Board game publishers go long ways to make the graphic design fit the topic. Often the general mechanism and layout of board games are designed by one person (the board game designer/author), and the final illustrations done by a professional illustrator, who sometimes remains unnamed. Illustrations, color palettes, and fonts are chosen to reflect the content.
A wide range of illustration styles are used from rational flat infographics to realistic and very artistic styles. Photographs are rarely used as image material in board games. One reason could be that the use of somewhat abstract illustrations and icons makes it easier to remain in a mental state of imagining and abstract reasoning. In Germany, there is even an award solely for the visual design of board games, the Graf Ludo. If something is beautifully designed we are much more willing to invest time understanding and engaging with it.

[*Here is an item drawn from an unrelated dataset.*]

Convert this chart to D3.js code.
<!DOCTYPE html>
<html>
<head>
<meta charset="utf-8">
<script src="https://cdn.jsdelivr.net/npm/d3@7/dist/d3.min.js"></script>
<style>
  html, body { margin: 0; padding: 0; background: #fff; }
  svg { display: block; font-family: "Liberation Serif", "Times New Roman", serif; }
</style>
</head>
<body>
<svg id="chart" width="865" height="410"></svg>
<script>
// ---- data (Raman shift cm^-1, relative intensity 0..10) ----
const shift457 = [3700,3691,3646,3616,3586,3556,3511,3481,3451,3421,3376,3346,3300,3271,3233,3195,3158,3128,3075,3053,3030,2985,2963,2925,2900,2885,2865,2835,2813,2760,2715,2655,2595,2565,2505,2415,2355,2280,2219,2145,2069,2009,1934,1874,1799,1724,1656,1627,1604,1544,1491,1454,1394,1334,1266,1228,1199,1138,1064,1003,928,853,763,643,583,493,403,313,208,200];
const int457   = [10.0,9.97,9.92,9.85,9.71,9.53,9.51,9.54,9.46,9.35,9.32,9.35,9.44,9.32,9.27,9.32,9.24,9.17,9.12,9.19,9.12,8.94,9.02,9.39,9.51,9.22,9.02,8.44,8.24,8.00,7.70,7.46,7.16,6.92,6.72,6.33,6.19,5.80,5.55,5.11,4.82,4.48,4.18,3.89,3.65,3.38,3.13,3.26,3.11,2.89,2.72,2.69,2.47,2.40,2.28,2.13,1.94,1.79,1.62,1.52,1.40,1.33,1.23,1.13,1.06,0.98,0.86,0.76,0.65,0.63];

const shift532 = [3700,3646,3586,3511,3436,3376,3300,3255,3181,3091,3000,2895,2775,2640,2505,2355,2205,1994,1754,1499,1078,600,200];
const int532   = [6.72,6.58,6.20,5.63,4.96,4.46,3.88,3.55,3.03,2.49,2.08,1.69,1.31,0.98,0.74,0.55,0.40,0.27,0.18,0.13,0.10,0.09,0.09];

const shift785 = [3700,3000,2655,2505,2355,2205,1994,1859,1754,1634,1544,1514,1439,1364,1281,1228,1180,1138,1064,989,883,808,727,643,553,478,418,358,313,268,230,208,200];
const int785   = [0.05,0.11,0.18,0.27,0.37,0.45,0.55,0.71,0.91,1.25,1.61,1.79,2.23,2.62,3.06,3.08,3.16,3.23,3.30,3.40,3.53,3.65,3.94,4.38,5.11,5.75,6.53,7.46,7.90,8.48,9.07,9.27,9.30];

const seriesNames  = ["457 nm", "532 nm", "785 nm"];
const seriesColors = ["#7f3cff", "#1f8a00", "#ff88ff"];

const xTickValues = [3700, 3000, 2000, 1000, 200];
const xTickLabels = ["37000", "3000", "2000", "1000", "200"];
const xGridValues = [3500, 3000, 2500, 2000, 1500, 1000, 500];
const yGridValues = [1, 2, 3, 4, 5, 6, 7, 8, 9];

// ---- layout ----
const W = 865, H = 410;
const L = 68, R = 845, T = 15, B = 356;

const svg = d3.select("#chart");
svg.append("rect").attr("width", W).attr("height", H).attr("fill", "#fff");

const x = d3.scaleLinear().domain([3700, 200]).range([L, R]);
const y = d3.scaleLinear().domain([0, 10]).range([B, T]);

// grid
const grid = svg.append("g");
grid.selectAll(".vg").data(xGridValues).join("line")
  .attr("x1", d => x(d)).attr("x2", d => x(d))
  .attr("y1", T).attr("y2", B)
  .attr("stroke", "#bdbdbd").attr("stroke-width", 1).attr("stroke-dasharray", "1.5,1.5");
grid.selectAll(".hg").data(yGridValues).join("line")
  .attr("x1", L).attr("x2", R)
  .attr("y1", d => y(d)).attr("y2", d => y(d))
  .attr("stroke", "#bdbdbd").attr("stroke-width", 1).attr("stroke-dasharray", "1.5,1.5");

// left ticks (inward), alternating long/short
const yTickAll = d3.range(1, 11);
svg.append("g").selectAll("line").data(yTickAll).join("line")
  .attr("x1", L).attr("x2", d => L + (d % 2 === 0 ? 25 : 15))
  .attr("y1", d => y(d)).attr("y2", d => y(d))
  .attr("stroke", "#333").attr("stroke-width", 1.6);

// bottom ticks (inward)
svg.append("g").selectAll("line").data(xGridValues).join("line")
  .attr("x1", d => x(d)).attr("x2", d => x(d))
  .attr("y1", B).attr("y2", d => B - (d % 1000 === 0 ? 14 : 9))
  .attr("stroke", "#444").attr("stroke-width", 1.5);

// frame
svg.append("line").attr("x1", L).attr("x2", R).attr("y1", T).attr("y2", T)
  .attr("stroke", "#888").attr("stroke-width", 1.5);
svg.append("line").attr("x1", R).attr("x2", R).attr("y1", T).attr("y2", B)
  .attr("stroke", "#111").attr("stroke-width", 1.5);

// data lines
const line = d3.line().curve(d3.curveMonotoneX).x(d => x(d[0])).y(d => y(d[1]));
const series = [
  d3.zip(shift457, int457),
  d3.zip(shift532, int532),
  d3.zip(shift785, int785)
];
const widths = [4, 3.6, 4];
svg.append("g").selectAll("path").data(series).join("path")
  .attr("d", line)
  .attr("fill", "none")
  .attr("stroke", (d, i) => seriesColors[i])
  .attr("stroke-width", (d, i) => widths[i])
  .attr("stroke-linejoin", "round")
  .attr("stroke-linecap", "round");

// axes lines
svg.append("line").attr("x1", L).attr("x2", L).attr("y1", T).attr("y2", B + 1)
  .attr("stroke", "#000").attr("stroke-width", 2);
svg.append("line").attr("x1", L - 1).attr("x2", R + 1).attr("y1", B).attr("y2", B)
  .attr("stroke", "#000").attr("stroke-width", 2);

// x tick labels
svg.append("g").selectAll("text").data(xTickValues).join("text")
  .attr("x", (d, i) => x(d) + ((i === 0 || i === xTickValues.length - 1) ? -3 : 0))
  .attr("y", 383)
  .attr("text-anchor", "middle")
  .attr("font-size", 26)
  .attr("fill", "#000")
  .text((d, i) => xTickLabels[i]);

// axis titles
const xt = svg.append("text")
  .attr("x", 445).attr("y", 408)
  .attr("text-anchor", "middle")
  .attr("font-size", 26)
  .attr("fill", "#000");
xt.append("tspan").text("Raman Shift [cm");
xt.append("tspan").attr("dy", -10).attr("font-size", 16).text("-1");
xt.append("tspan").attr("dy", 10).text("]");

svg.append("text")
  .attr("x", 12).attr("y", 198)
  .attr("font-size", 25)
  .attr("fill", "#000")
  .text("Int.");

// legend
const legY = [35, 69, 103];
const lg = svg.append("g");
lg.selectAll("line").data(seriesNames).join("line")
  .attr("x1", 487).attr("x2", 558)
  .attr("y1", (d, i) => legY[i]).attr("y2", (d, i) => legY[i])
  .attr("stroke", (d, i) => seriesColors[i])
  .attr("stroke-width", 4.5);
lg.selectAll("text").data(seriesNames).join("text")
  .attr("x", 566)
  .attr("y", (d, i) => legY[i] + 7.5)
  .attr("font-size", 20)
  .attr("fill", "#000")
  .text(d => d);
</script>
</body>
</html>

Data visualizations can equally be made more enjoyable by using a graphic design language that fits the topic. Header fonts can be chosen to go along with the topic. Color schemes can set the general mood of a visualization. Integrated illustrations and icons can serve decorative purposes. Many good examples of this can be found in the Tableau Ironviz qualifier Dashboards (not in the quickly prepared finals).
Part of the fun of playing board games is to have tangible objects before you. The quality of the game material plays a big role in the enjoyment of a game. Usually, cardboard, wood, and plastic are used. It is nice to touch and literally walk around visual representations of information.
Most data visualizations are pure digital products for the screen. But for workshops, showrooms, and conferences it can be worthwhile to bring a visualization into the physical world. A low-level method is to print a (static) data visualization out as a large poster. Today, there are many possibilities of turning digital graphics into physical objects by 3D printing plastic, laser cutting plywood, or laser engraving on plastic, metal, or glass. If one is willing to put in some manual work, the possibilities are endless.
In this article, I have demonstrated how many elements that make board games so engaging can also be applied to data visualizations. The points discussed in this article are the use of easily readable data encodings, the use of overarching plots and metaphors, the use of a fitting graphic design, and the physicalization of the visualization. These are the more static aspects of board games. Further discussions would be warranted for the social aspects, the interactivity (think interface design), and the gratification and rewards integrated in board games (think gamification).
After a long day, I left the board game trade fair with lots of new ideas and inspirations. To me, it is clear that data visualization designers can learn quite a few tricks from board game designers and illustrators. But the inverse also holds true. I’ve seen quite a few board games that could have been improved with basic data visualization know-how. And it makes me think: “How would a board game look that was designed from the ground up by a data visualization designer?”